Конечно, чем старше человек, тем ему труднее сохранить юношескую жизнерадостность и отвагу, тот жизненный Optimismus ohne grund, о котором я говорю: как-никак, суровая действительность и опыт протекших лет подрывают почву под этим оптимизмом, но как-раз у молодежи и нет да и быть не может такого расхолаживающаго опыта. Пессимистическое настроение в юном возрасте может быть большею частью только преходящим результатом каких-либо частных невзгод и неудач, которых еще слишком мало для того, чтобы на их основании делать прочные обобщения, могущие накладывать свою печать на все миропонимание и поведение человека. Если в такие минуты тяжелого раздумья юношей посещает мысль о самоубийстве, а иногда и приводится в исполнение, то не потому, чтобы она была как бы опознанной органической потребностью, как бы стремлением самого организма положить конец своему существованию, а потому, что уже с детства люди знают, что сами могут, когда захотят, убивать себя.
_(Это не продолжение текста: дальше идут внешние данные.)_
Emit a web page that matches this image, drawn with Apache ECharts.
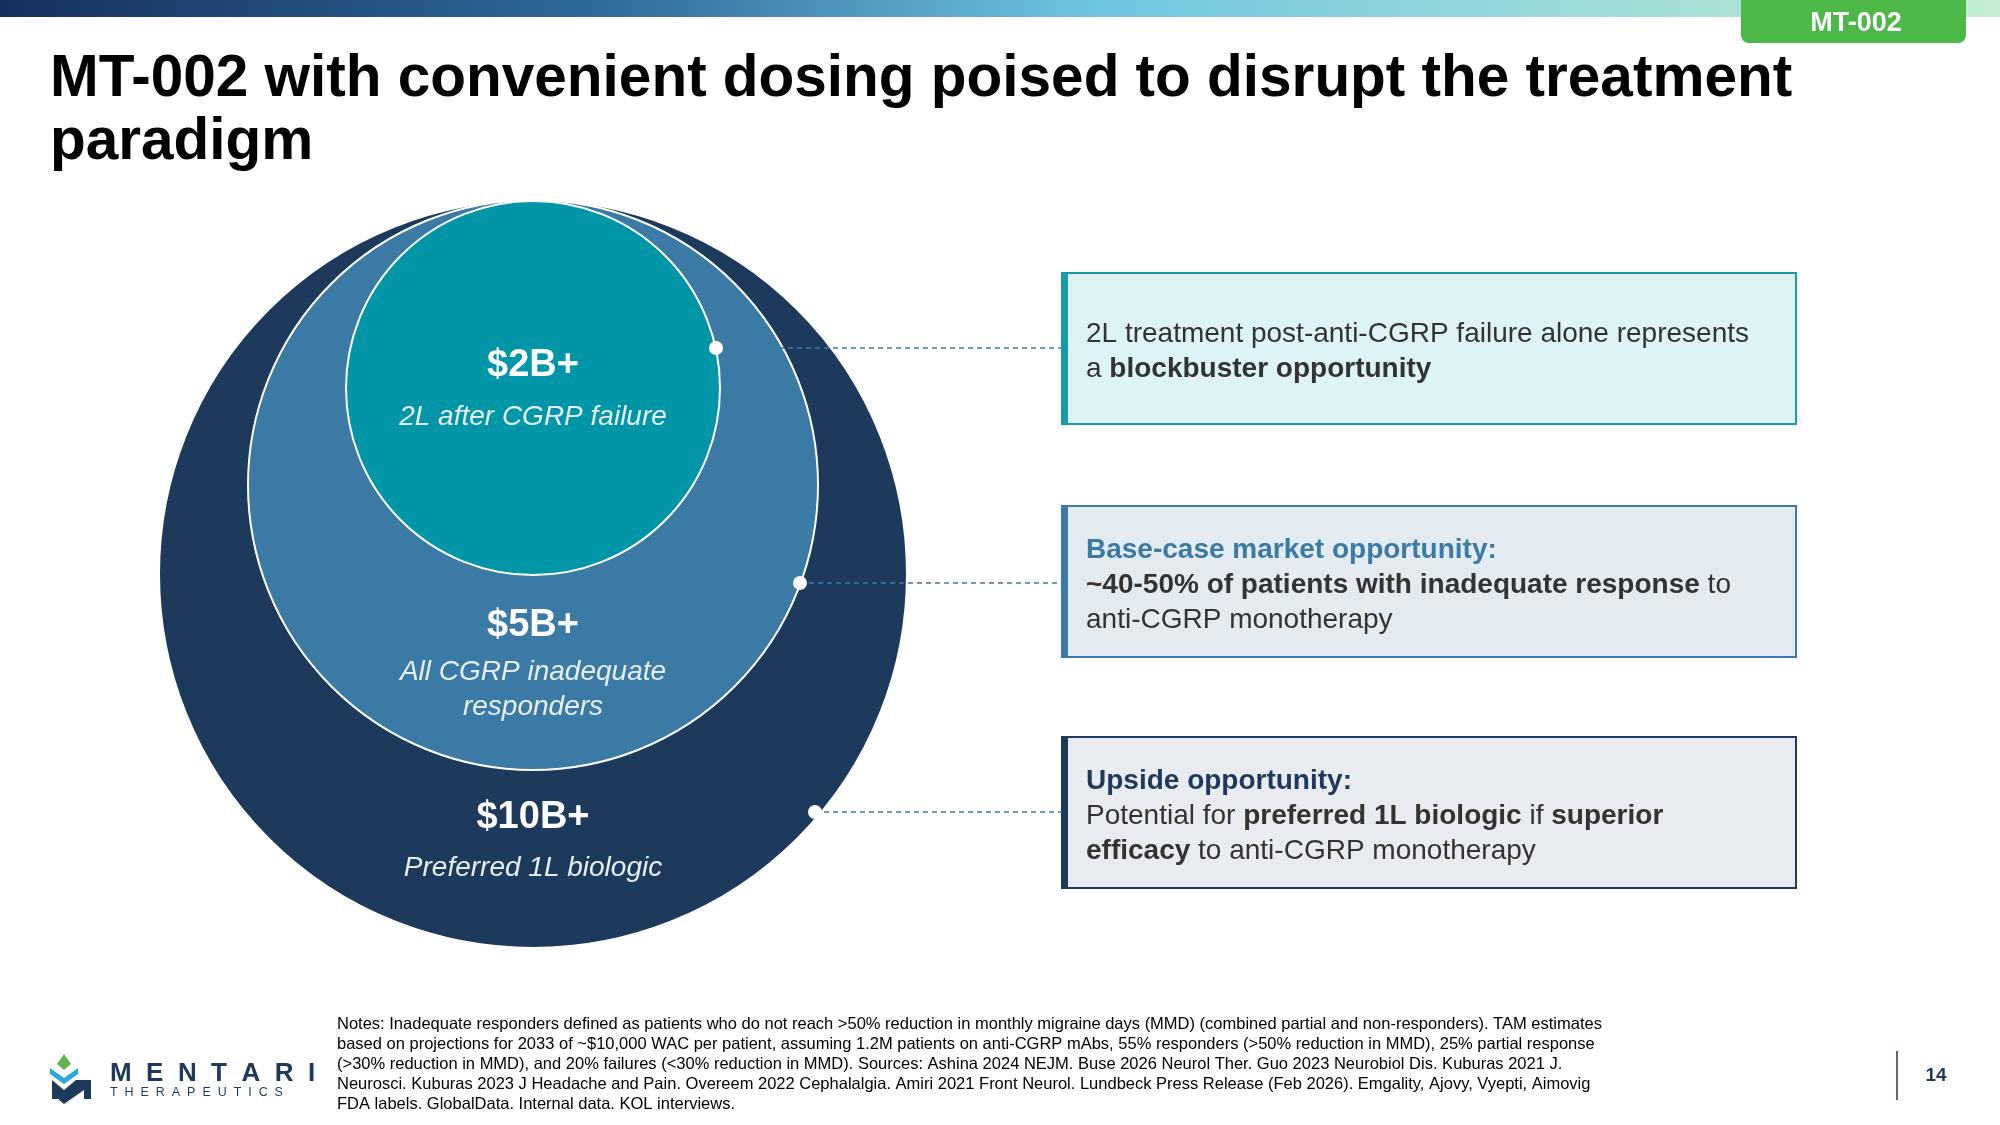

В таких случаях, конечно, самоубийство является естественным концом психической болезни, коренящейся в самом организме, но мысль, будто каждый самоубийца есть непременно душевный больной, кажется, давно сдана наукою в архив, а потому, когда убивают себя здоровые люди, то прибегают к самоубийству лишь по бывшим примерам, о которых слышали.